When Vaishali Alapati, a junior Day student from Ashburn, Virginia, enrolled at Madeira, she was drawn by the flexibility of the Mod system, the promise of real-world experience through Co-Curriculum, and a community unlike any she had encountered before. What she didn't know was that a sophomore research seminar would set her on a path to presenting her ideas alongside scientists, policymakers, humanitarians, and agricultural entrepreneurs from around the world, and earning a $500 scholarship along the way.
That's the Madeira effect in action.

During her sophomore year, Vaishali learned about the World Food Prize Foundation's Global Challenge, an educational curriculum focused on global food insecurity, agriculture, and sustainability. Students participate by researching and writing a paper that develops solutions to some of the world's most critical issues.
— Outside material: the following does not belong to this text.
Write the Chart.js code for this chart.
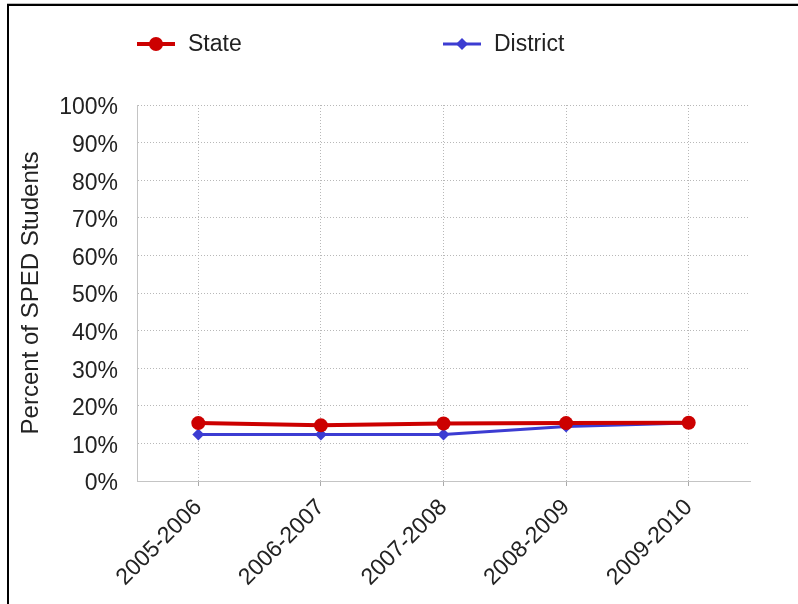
<!DOCTYPE html>
<html>
<head>
<meta charset="utf-8">
<script src="https://cdn.jsdelivr.net/npm/chart.js@4/dist/chart.umd.min.js"></script>
<style>
  html, body { margin: 0; padding: 0; background: #fff; }
  #wrap { position: relative; width: 798px; height: 604px; overflow: hidden; }
  #frame { position: absolute; left: 7px; top: 4px; right: -10px; bottom: -10px;
           border-left: 2px solid #000; border-top: 2px solid #000; pointer-events: none; }
  #frameShade { position: absolute; left: 7px; top: 3px; right: 0; height: 1px; background: #bbb; }
</style>
</head>
<body>
<div id="wrap">
  <canvas id="c" width="798" height="604"></canvas>
  <div id="frameShade"></div>
  <div id="frame"></div>
</div>
<script>
const categories = ['2005-2006', '2006-2007', '2007-2008', '2008-2009', '2009-2010'];
const stateValues = [15.4, 14.8, 15.3, 15.4, 15.5];
const districtValues = [12.4, 12.4, 12.4, 14.5, 15.4];
const seriesNames = ['State', 'District'];
const yTickValues = [0, 10, 20, 30, 40, 50, 60, 70, 80, 90, 100];
const yAxisTitle = 'Percent of SPED Students';

const RED = '#cc0000';
const BLUE = '#3c3cd2';
const TEXT = '#222222';
const FONT = "'Liberation Sans', Arial, sans-serif";

const legendPlugin = {
  id: 'lineLegend',
  afterDraw(chart) {
    const ctx = chart.ctx;
    const left = chart.chartArea.left;
    const y = 44;
    chart.data.datasets.forEach((ds, i) => {
      const x0 = left + i * 306;
      const cx = x0 + 19;
      ctx.save();
      ctx.strokeStyle = ds.borderColor;
      ctx.lineWidth = ds.borderWidth;
      ctx.beginPath();
      ctx.moveTo(x0, y);
      ctx.lineTo(x0 + 38, y);
      ctx.stroke();
      ctx.fillStyle = ds.backgroundColor;
      ctx.beginPath();
      const r = ds.legendRadius;
      if (ds.pointStyle === 'circle') {
        ctx.arc(cx, y, r, 0, Math.PI * 2);
      } else {
        ctx.moveTo(cx, y - r); ctx.lineTo(cx + r, y);
        ctx.lineTo(cx, y + r); ctx.lineTo(cx - r, y); ctx.closePath();
      }
      ctx.fill();
      ctx.fillStyle = TEXT;
      ctx.font = '23px ' + FONT;
      ctx.textAlign = 'left';
      ctx.textBaseline = 'middle';
      ctx.fillText(ds.label, x0 + 51, y + 1);
      ctx.restore();
    });
  }
};

new Chart(document.getElementById('c'), {
  type: 'line',
  data: {
    labels: categories,
    datasets: [
      {
        label: seriesNames[0],
        data: stateValues,
        borderColor: RED,
        backgroundColor: RED,
        borderWidth: 4,
        pointStyle: 'circle',
        pointRadius: 7,
        pointHoverRadius: 7,
        pointBorderWidth: 0,
        legendRadius: 7,
        tension: 0
      },
      {
        label: seriesNames[1],
        data: districtValues,
        borderColor: BLUE,
        backgroundColor: BLUE,
        borderWidth: 3,
        pointStyle: 'rectRot',
        pointRadius: 6,
        pointHoverRadius: 6,
        pointBorderWidth: 0,
        legendRadius: 6,
        tension: 0
      }
    ]
  },
  options: {
    responsive: false,
    animation: false,
    events: [],
    layout: { padding: { top: 105, right: 48, bottom: 0, left: 0 } },
    plugins: {
      legend: { display: false },
      tooltip: { enabled: false }
    },
    scales: {
      x: {
        type: 'category',
        offset: true,
        grid: {
          offset: false,
          color: '#b8b8b8',
          lineWidth: 1,
          drawTicks: true,
          tickLength: 5,
          tickColor: '#aaaaaa',
          tickBorderDash: []
        },
        border: { display: true, color: '#c4c4c4', width: 1, dash: [1, 2] },
        ticks: {
          color: TEXT,
          font: { family: FONT, size: 23 },
          maxRotation: 45,
          minRotation: 45,
          padding: 8,
          autoSkip: false
        },
        afterFit(scale) { scale.height = 123; }
      },
      y: {
        min: 0,
        max: 100,
        afterBuildTicks(scale) { scale.ticks = yTickValues.map(v => ({ value: v })); },
        grid: {
          color: '#b8b8b8',
          lineWidth: 1,
          drawTicks: false
        },
        border: { display: true, color: '#c4c4c4', width: 1, dash: [1, 2] },
        ticks: {
          color: TEXT,
          font: { family: FONT, size: 23 },
          padding: 19,
          labelOffset: 3,
          callback: v => v + '%'
        },
        title: {
          display: true,
          text: yAxisTitle,
          color: TEXT,
          font: { family: FONT, size: 24 },
          padding: { top: 17, bottom: 0 }
        },
        afterFit(scale) { scale.width = 137; }
      }
    }
  },
  plugins: [legendPlugin]
});
</script>
</body>
</html>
The focus on real context and real consequences drew her in immediately.
"I was drawn to it because it focuses on food insecurity in specific regions with real context behind it," she said.

Her topic grew out of a question she couldn't let go of: what happens when access to food is deliberately weaponized during conflict? Focusing on conflict-driven hunger in Nigeria, Vaishali spent months working through sources, tracing patterns across cases, and thinking carefully about what food insecurity actually looks like for people living through it — how it shapes movement, safety, and survival. With guidance from Dr. Arizmendi, who reviewed her paper and helped sharpen her argument, Vaishali submitted her essay, received feedback from the review board, revised, and submitted a stronger second version. Her work was ultimately recognized with a $500 scholarship.

The process mirrors what Madeira teaches: build a strong foundation, understand your context deeply, outline before you write, and keep refining.
From there, Vaishali's Global Challenge submission opened the door to the World Food Prize Global Youth Institute. She participated in an initial roundtable, presenting her research to a small group of peers, and was then selected to attend the SOILutions for Security conference. What followed was, by any measure, an extraordinary experience. She attended workshops, heard from speakers across agriculture, science, and policy, networked with delegates from across the globe, and was present for the ceremony honoring the annual World Food Prize laureate.
One moment stood out above the rest: listening to agri-business owners pitch their solutions to food challenges within their own communities. The creativity and design behind their work left a mark.
"The range of issues they were working on within their own communities really resonated with me," Vaishali said, “I was especially drawn to the creativity and design behind their solutions. Designing innovative solutions to address food insecurity is definitely something I want to be involved in in the future."
Vaishali's journey from a research seminar to an international conference — and a scholarship for her work on one of the world's most urgent challenges — is a vivid example of what becomes possible when curiosity meets opportunity. At Madeira, the classroom is never the ceiling.